Klonlama ile ilgili etik ve yasal tepkiler, kısa zamanda ve tıp alanındaki gelişmelere paralel olarak, ulusal ve uluslararası alanda yansımasını bulmuştur. Dünya Sağlık Örgütü (WHO), Birleşmiş Milletler Eğitim, Bilim ve Kültür Kurumu (UNESCO) ve Avrupa Konseyi gibi kuruluşlar uluslararası alanda, Almanya, Danimarka, Finlandiya, İtalya, İspanya, Belçika, İngiltere gibi ülkeler ulusal alanda düzenlemeler yapmakta ve tavsiye kararları almakta gecikmemişlerdir. Ancak günümüzde klonlama ile ilgili en kapsamlı ve ayrıntılı düzenlemenin 1997 tarihli “Biyoloji ve Tıbbın Uygulanması Bakımından İnsan Hakları ve İnsan Haysiyetinin Korunması Sözleşmesi” ve bu sözleşmeye Ek 1998 tarihli “İnsan Kopyalanmasının Yasaklanmasına İlişkin Protokol” olduğunu” söyleyebiliriz.

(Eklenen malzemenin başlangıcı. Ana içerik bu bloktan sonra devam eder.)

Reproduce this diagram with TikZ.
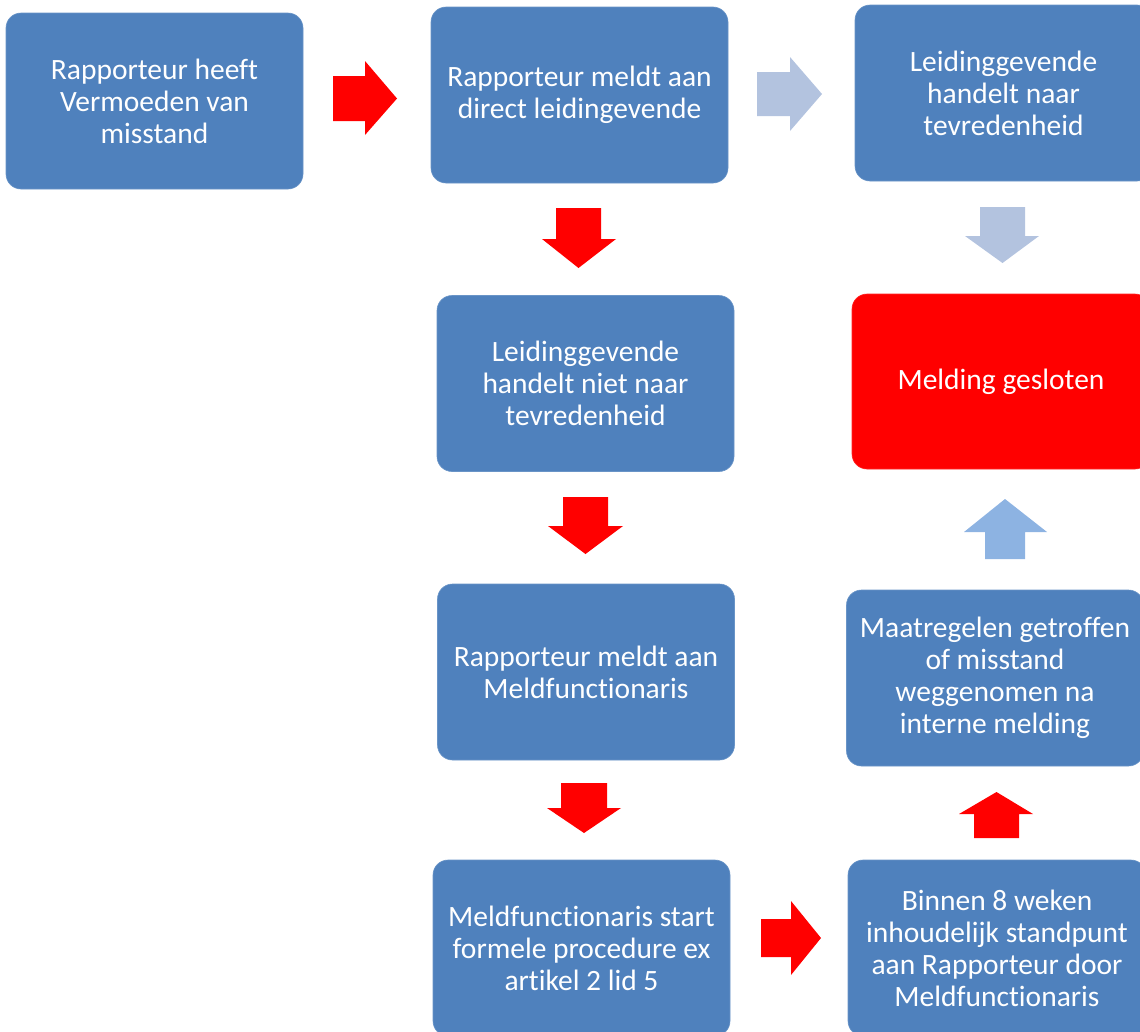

Özetle, klonlama teknolojisi, kullanacağımız yönlerin (?) çok esnek olması nedeniyle korku veriyor. Çünkü ne tür amaçlara araç olabileceğini az çok kestirebiliyoruz. Sözün özü ve doğrusu, pek de hayrı dokunacak bir teknoloji değil söz konusu teknoloji. Burası açık… Nedeni, insanın tarihten ve devasa hatalardan ders almayı önemsemeyen bir tür olması. Hal böyle olunca biliyoruz ki, bu konuda da suistimalin dibine vuracağız. Sonuç olarak da, can yakıcı pek çok eylemin yaratıcısı olacağız.
Hukuki önlemlerin de pek işe yaramayacağını bildiğimiz için distopik senaryolara hazırlıklı olmayı önemli görsek daha iyi olacak sanki. Ne dersiniz?